**What to produce**
Copy all of the material exactly. Pictures are not to appear in the copy.
** BEGIN Data excerpt **
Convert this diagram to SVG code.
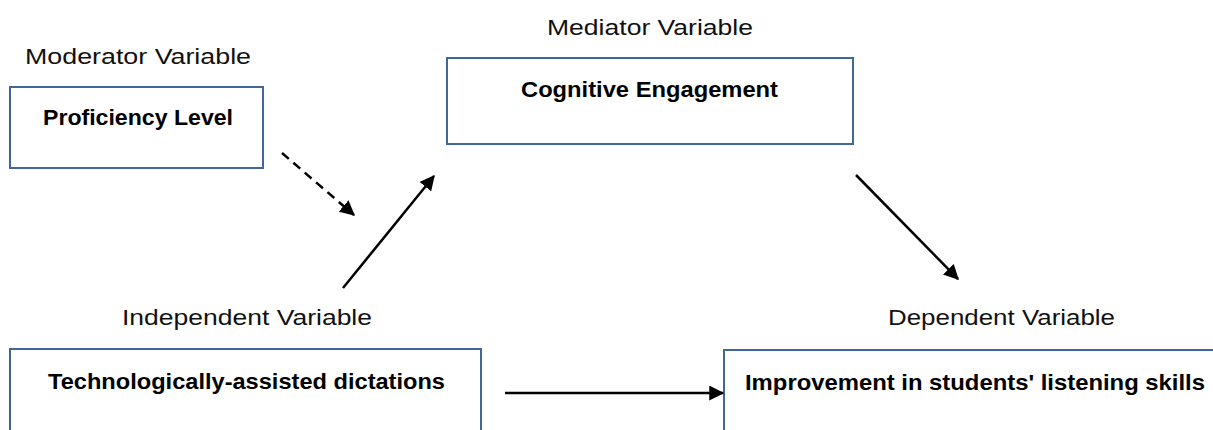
<svg xmlns="http://www.w3.org/2000/svg" width="1213" height="430" viewBox="0 0 1213 430">
<style>
.box{fill:#fff;stroke:#41669c;stroke-width:2}
.lbl{font-family:"Liberation Sans",Arial,sans-serif;font-size:22px;fill:#111}
.ttl{font-family:"Liberation Sans",Arial,sans-serif;font-size:22px;font-weight:bold;fill:#000}
.con{stroke:#000;stroke-width:2.5;fill:none;marker-end:url(#ah)}
</style>
<defs>
<marker id="ah" markerWidth="6" markerHeight="6" refX="5.5" refY="3" orient="auto" markerUnits="strokeWidth" viewBox="0 0 6 6">
<path d="M0,0 L6,3 L0,6 z" fill="#000"/>
</marker>
</defs>
<rect width="1213" height="430" fill="#fff"/>
<g id="moderator">
<text class="lbl" x="25" y="64" textLength="226" lengthAdjust="spacingAndGlyphs">Moderator Variable</text>
<rect class="box" x="10" y="87" width="253" height="81"/>
<text class="ttl" x="43" y="125" textLength="190" lengthAdjust="spacingAndGlyphs">Proficiency Level</text>
</g>
<g id="mediator">
<text class="lbl" x="547" y="35" textLength="206" lengthAdjust="spacingAndGlyphs">Mediator Variable</text>
<rect class="box" x="447" y="58" width="406" height="86"/>
<text class="ttl" x="521" y="97" textLength="257" lengthAdjust="spacingAndGlyphs">Cognitive Engagement</text>
</g>
<g id="independent">
<text class="lbl" x="122" y="325" textLength="250" lengthAdjust="spacingAndGlyphs">Independent Variable</text>
<rect class="box" x="10" y="349" width="471" height="100"/>
<text class="ttl" x="48" y="389" textLength="397" lengthAdjust="spacingAndGlyphs">Technologically-assisted dictations</text>
</g>
<g id="dependent">
<text class="lbl" x="888" y="325" textLength="227" lengthAdjust="spacingAndGlyphs">Dependent Variable</text>
<rect class="box" x="724" y="350" width="520" height="100"/>
<text class="ttl" x="745" y="390" textLength="460" lengthAdjust="spacingAndGlyphs">Improvement in students' listening skills</text>
</g>
<g id="connectors">
<line class="con" x1="282" y1="153" x2="354" y2="215" stroke-dasharray="9,6"/>
<line class="con" x1="343" y1="288" x2="434" y2="176"/>
<line class="con" x1="856" y1="175" x2="958" y2="279"/>
<line class="con" x1="505" y1="393" x2="723" y2="393"/>
</g>
</svg>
** END Data excerpt **
**Answer to this exercise**
Convert this diagram to SVG code.
<svg xmlns="http://www.w3.org/2000/svg" width="1213" height="430" viewBox="0 0 1213 430">
<style>
.box{fill:#fff;stroke:#41669c;stroke-width:2}
.lbl{font-family:"Liberation Sans",Arial,sans-serif;font-size:22px;fill:#111}
.ttl{font-family:"Liberation Sans",Arial,sans-serif;font-size:22px;font-weight:bold;fill:#000}
.con{stroke:#000;stroke-width:2.5;fill:none;marker-end:url(#ah)}
</style>
<defs>
<marker id="ah" markerWidth="6" markerHeight="6" refX="5.5" refY="3" orient="auto" markerUnits="strokeWidth" viewBox="0 0 6 6">
<path d="M0,0 L6,3 L0,6 z" fill="#000"/>
</marker>
</defs>
<rect width="1213" height="430" fill="#fff"/>
<g id="moderator">
<text class="lbl" x="25" y="64" textLength="226" lengthAdjust="spacingAndGlyphs">Moderator Variable</text>
<rect class="box" x="10" y="87" width="253" height="81"/>
<text class="ttl" x="43" y="125" textLength="190" lengthAdjust="spacingAndGlyphs">Proficiency Level</text>
</g>
<g id="mediator">
<text class="lbl" x="547" y="35" textLength="206" lengthAdjust="spacingAndGlyphs">Mediator Variable</text>
<rect class="box" x="447" y="58" width="406" height="86"/>
<text class="ttl" x="521" y="97" textLength="257" lengthAdjust="spacingAndGlyphs">Cognitive Engagement</text>
</g>
<g id="independent">
<text class="lbl" x="122" y="325" textLength="250" lengthAdjust="spacingAndGlyphs">Independent Variable</text>
<rect class="box" x="10" y="349" width="471" height="100"/>
<text class="ttl" x="48" y="389" textLength="397" lengthAdjust="spacingAndGlyphs">Technologically-assisted dictations</text>
</g>
<g id="dependent">
<text class="lbl" x="888" y="325" textLength="227" lengthAdjust="spacingAndGlyphs">Dependent Variable</text>
<rect class="box" x="724" y="350" width="520" height="100"/>
<text class="ttl" x="745" y="390" textLength="460" lengthAdjust="spacingAndGlyphs">Improvement in students' listening skills</text>
</g>
<g id="connectors">
<line class="con" x1="282" y1="153" x2="354" y2="215" stroke-dasharray="9,6"/>
<line class="con" x1="343" y1="288" x2="434" y2="176"/>
<line class="con" x1="856" y1="175" x2="958" y2="279"/>
<line class="con" x1="505" y1="393" x2="723" y2="393"/>
</g>
</svg>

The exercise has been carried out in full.